Carte courants marins
TV5MONDE

Ces différences de densité, qui permettent à l’eau de descendre en profondeur ou de remonter, sont liées à sa densité. “Quand l’eau est plus froide, c’est qu’elle est plus salée, explique l’océanographe et climatologue Sabine Speich, répondant à TV5MONDE. Comme elle est plus dense et lourde, elle commence à plonger en profondeur.” A contrario, si l’eau remonte à la surface, c’est parce qu’elle se réchauffe et s’évapore, elle perd donc en densité.

L’effondrement est lié au fait que si on a un océan qui n’est plus refroidi, sa salinité change et l’eau devient moins salée.

Sabine Speich, climatologue et océanographe

Quelles seraient les conséquences de leur effondrement ?

L’effondrement est lié au fait que si on a un océan qui n’est plus refroidi, sa salinité change et l’eau devient moins salée, explique Sabine Speich. Par exemple, plus il y a de fonte des calottes glaciaires, moins l’eau sera dense.” De ce fait, “l’eau pourra plus difficilement plonger dans les profondeurs et cela va ralentir les courants marins.” L’océanographe estime qu’il reste toutefois possible d’inverser la tendance, à condition “d’arrêter d’émettre des gaz à effets de serre, car il n’y a aucune autre solution.” 

Dans l’histoire du climat, notamment pendant les périodes glaciaires, il y a eu des instabilités rapides du climat liées à des moments où la circulation des courants marins était plus ou moins active, raconte Valérie Masson-Delmotte. Celles-ci se manifestaient par des changements contrastés de température entre l’hémisphère nord et l’hémisphère sud, mais aussi par des modifications de la localisation des bandes de précipitations dans les régions tropicales.” En résumé, par le passé, les perturbations des courants marins ont provoqué des variations de températures dans l’atmosphère, mais aussi des déplacements des zones de pluies. 

Ainsi, cela se traduirait par une baisse des précipitations et la mise en place d’un climat plus aride”, poursuit la paléoclimatologue.
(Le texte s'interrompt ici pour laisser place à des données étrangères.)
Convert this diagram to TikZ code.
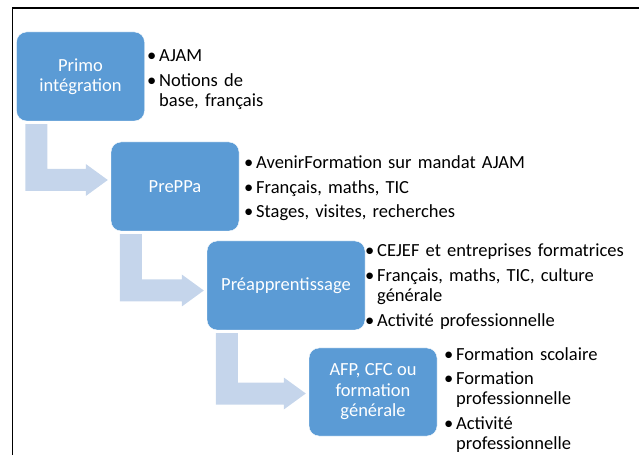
\documentclass[tikz,border=0pt]{standalone}
\usepackage{fontspec}
\setmainfont{Carlito}
\usetikzlibrary{calc}
\definecolor{boxblue}{RGB}{91,155,213}
\definecolor{arrowblue}{RGB}{197,213,235}
\newcommand{\boxfont}{\fontsize{18.5}{20.5}\selectfont}
\newcommand{\liste}{\hangindent=12pt\hangafter=1\makebox[12pt][l]{\textbullet}}
\newcommand{\puce}{\par\vspace{3.8pt}\noindent\liste}
% bent arrow from the bottom of one box to the left side of the next
\newcommand{\coude}[3]{%
  \fill[fleche] let \p1=(#1.south west), \p2=(#2.west) in
    (\x1+9pt,\y1-3pt) -- (\x1+31pt,\y1-3pt) -- (\x1+31pt,\y2+#3+11pt)
    -- (\x2-25pt,\y2+#3+11pt) -- (\x2-25pt,\y2+#3+16pt) -- (\x2-3pt,\y2+#3)
    -- (\x2-25pt,\y2+#3-16pt) -- (\x2-25pt,\y2+#3-11pt) -- (\x1+9pt,\y2+#3-11pt) -- cycle;}
\tikzset{
  box/.style   = {rectangle, rounded corners=10pt, fill=boxblue, draw=white,
                  text=white, align=center, minimum height=89pt,
                  minimum width=128pt, font=\boxfont},
  puces/.style = {anchor=base west, inner sep=0pt, text width=340pt,
                  font=\boxfont},
  fleche/.style = {fill=arrowblue},
  cadre/.style  = {line width=1.5pt}
}
\begin{document}
\begin{tikzpicture}[x=1pt,y=1pt]
  \useasboundingbox (0,0) rectangle (639,455);
  \draw[cadre] (12.5,0) -- (12.5,447) -- (639,447);
  \node[box] (b1) at (80.5,378.5) {Primo\\intégration};
  \node[box] (b2) at (175,268.5) {PrePPa};
  \node[box,minimum width=158pt] (b3) at (286,169.5) {Préapprentissage};
  \node[box,minimum height=88pt] (b4) at (373,63) {AFP, CFC ou\\formation\\générale};
  \coude{b1}{b2}{6.5pt}
  \coude{b2}{b3}{-5pt}
  \coude{b3}{b4}{-1.5pt}
  \node[puces] (l1) at (147,393) {\liste AJAM\puce Notions de\newline base, français\par};
  \node[puces] (l2) at (244,286) {\liste AvenirFormation sur mandat AJAM\puce Français, maths, TIC\puce Stages, visites, recherches\par};
  \node[puces] (l3) at (365,198) {\liste CEJEF et entreprises formatrices\puce Français, maths, TIC, culture\newline générale\puce Activité professionnelle\par};
  \node[puces] (l4) at (444,95) {\liste Formation scolaire\puce Formation\newline professionnelle\puce Activité\newline professionnelle\par};
\end{tikzpicture}
\end{document}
Elle reste toutefois factuelle. “Ce ne sont pas des conditions froides qui arrivent, il s’agit là d’un ralentissement de l’intensité du réchauffement.

Des données suffisantes ?

Valérie Masson-Delmotte explique que l’étude qui a été publiée ce 25 juillet dans la revue Nature “ne s’appuie que sur des observations indirectes, donc des températures à la surface de l’océan.” Selon elle, “les données dont on dispose sont imparfaites” car elles “n’intègrent pas la compréhension physique des mécanismes à l'œuvre”. Par exemple, “le fait que dans un climat qui se réchauffe, il y a plus d’eau profonde qui arrive du Groenland et cela peut jouer sur la densité de l’eau”, précise la paléoclimatologue. 

L’étude de la revue Natureest une vision qui utilise des données qu’on appelle un proxy de la circulation thermohaline”, résume Sabrina Speich. Les températures de surface de la mer utilisée par les scientifiques “qui reconstituent avec beaucoup d’approximation comment c’était dans le passé.” En effet, la prise de températures à même les courants marins ne s’effectuent que depuis 2004, donc il est nécessaire de faire des simulations pour avoir une idée de leur température antérieure. 

On manque encore d’être capables de déterminer avec une sorte de système de surveillance et d’alerte, si on envoie des signes avant-coureurs.

Valérie Masson-Delmotte, paléoclimatologue

Ce qu’on est capable de décrire, c’est ce qu’il se produirait si l’effondrement de l’AMOC se produisait”, poursuit Valérie Masson-Delmotte. En revanche, “on manque encore d’être capables de déterminer avec une sorte de système de surveillance et d’alerte, si on envoie des signes avant-coureurs”, reconnaît-elle. “Cette étude est intéressante sur la méthode, mais elle demande à être confirmée avec d’autres données sources”, comme par exemple “d’autres bases de données sur la températures de la mer”, résume la paléoclimatologue. “C’est pour cela qu’il est important d’avoir au plus vite des réseaux d’observation plus sophistiqués”, conclut-elle.